Following in their footsteps, the Macdonald-Laurier Institute kindly informs us that the rich pay more than their fair share of taxes, and hitting them harder won't solve all the problems of the poor.
While you can read both reports through the links provided, I'd like to offer a few observations here. First, the Fraser report conveniently ignores the fact that in terms of total tax burden, Canada ranks in the middle of countries listed in a Forbes-commissioned study for 2009.
Coming in at number 33 out of 65 countries measured, the study provides some much-need context absent from the Fraser hysteria.
Next, the above-mentioned study shows that the United States, coming in at number 21 in the rankings, has a significantly higher tax burden, much of it apparently allocated in ways that do not benefit the majority of people. (Wars in Iraq, Afghanistan, on Terror, on Drugs and against Occupiers, corporate tax cuts and subsidies readily come to mind as quick examples.)
Despite that higher tax burden, U.S. citizens are mired in much higher costs for health care, the cause of 60 percent of their bankruptcies in 2009, thanks both to the occurrence of catastrophic illness and the absence of taxpayer-supported public health insurance.
In terms of education, while annual tuition for a basic undergraduate degree in Canada ranges from just over $2,000 to about $6,000, those in the United States are anywhere from about $13000 to over $41,000, excluding Florida, which appears to have the lowest tuition at $5,700.
Of course, one of the key reasons for the disparity in educational costs is the proportion of taxation each country allocates to education.

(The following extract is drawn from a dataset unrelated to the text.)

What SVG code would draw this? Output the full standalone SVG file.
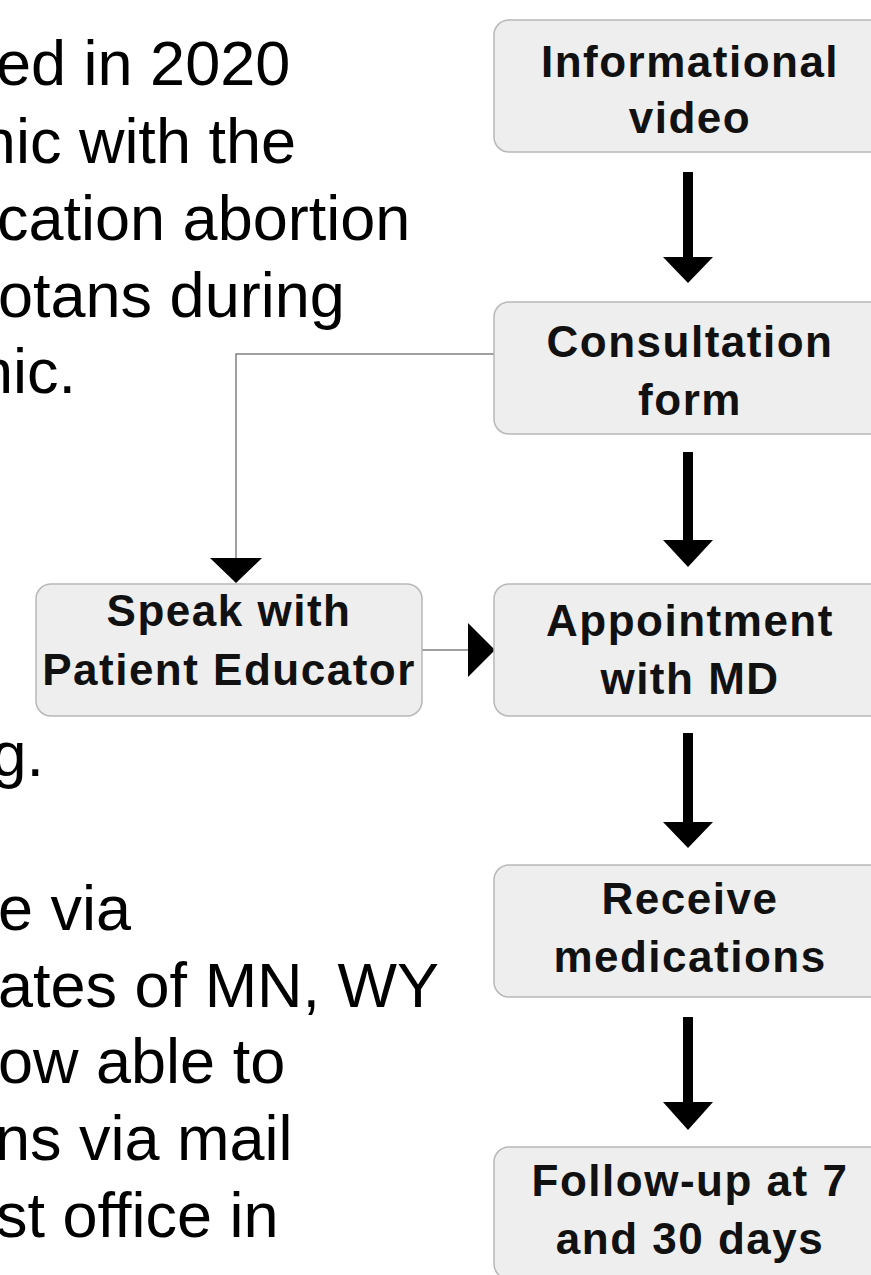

Canada sees subsidized education as a worthwhile investment since society as a whole stands to benefit.
Finally, the Macdonald-Laurier Institute avers that increasing taxes on the wealthy won't solve all the problems of the poor. I can't think that anyone has suggested it will.
What has been asserted, however, is that a wisely administered system of progressive taxation will allow for the continuation and expansion of programs to help the disenfranchised become fully-participating members of our society - something that those inhabiting conservative and libertarian think-tank towers seem to forget is a core value the majority of Canadians hold dear.
So no, speaking as a member of the middle class who wants to maintain and enhance the quality of life in this country, I don't think taxation is a dirty word. Contrary to the fraught hyperbole of the so-called think tanks that are subsidized through my taxes, all I ask and expect is that my dollars be used for the betterment of all, not to simply bolster the net worth of the wealthy.